The design of the internal structure was determined by the following factors:
- It had to support the head and back of the horse.
- It had to be partially disassemblable so that we could get the darned thing out of the door.
- It had to be mountable on a rolling wooden platform for transport to Christmas parties and sieges.
- I had plans to turn the inside of the horse into a standing desk and workspace afterwards.
- I also had vague plans of using the horse as a kind of portable bar, where punters could stick their heads (one at a time, please) into the belly of the horse and be greeted by friendly bartenders with cocktails inside. This may yet happen.
Step 14: Making it move
Step 15: Setting it free
Notice the dimly glowing plastic orbs in the horse's eye sockets. These grew more and more ominous as night encroached.
Step 16: Charge!
Useful tip: Cars will stop for Trojan horses. Trojan horses will not necessarily stop for cars.
I had hoped that the a few of us could stow away inside the horse with cardboard weapons, but this made it prohibitively awkward to tow.
Step 17: Obstacle en route
Step 18: The escorts
Step 19: Turned away upon arrival
"Your horse is too tall," we were told.
"We'll make it bow its head to get through the door," we replied.
"It's wheels will scuff up our polished floor," we were told.
"We'll carry it once we're indoors," we replied.
"It won't fit in the freight elevator," we were told.
"We can just leave it in the lobby. We promise it's not full of armed Greek soldiers," we replied.
That seemed to swing things against our favor. The horse stood and stared balefully through the window into the warm, Christmassy corporate building while we tried in vain to plead our case.
Step 20: Trying to grease palms
Step 21: You'll have to sleep in the stables...
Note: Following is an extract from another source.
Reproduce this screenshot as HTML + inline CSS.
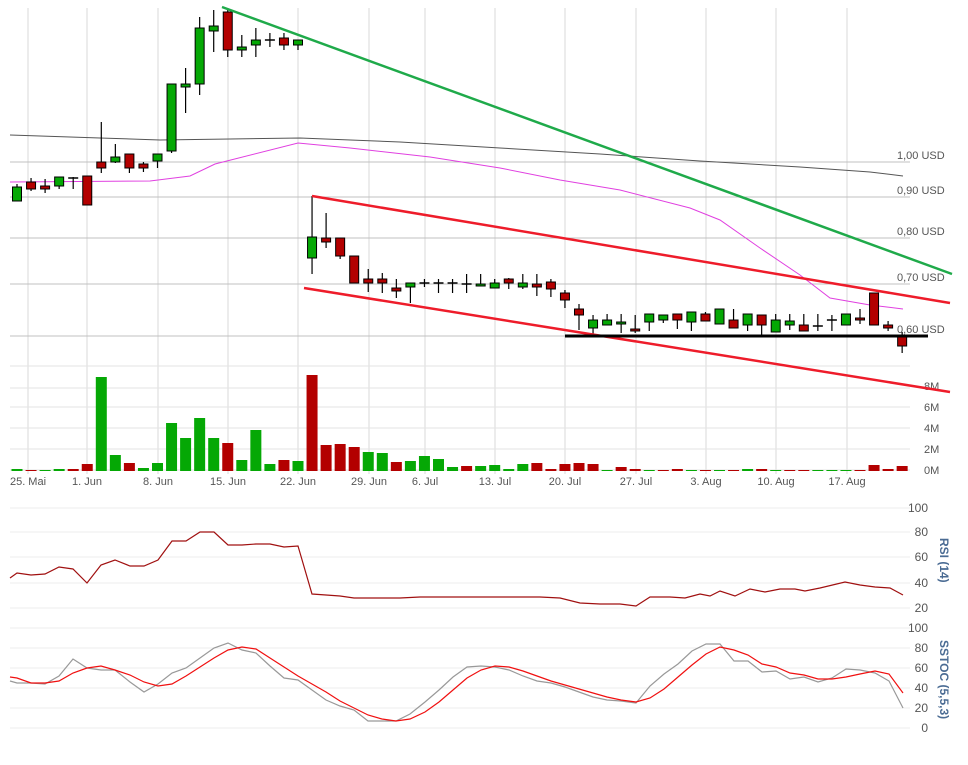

Those of us who stayed with the horse soon discovered that the internal frame was strong enough to support two people's weights, and we promptly withdrew to eat, drink and listen to music within its spacious belly. Yes, our Trojan horse had been turned away from the party, but sitting cross-legged inside my giant cardboard horse, sipping a beer and munching on some snacks, I had one of the most pleasant winter evenings I can remember.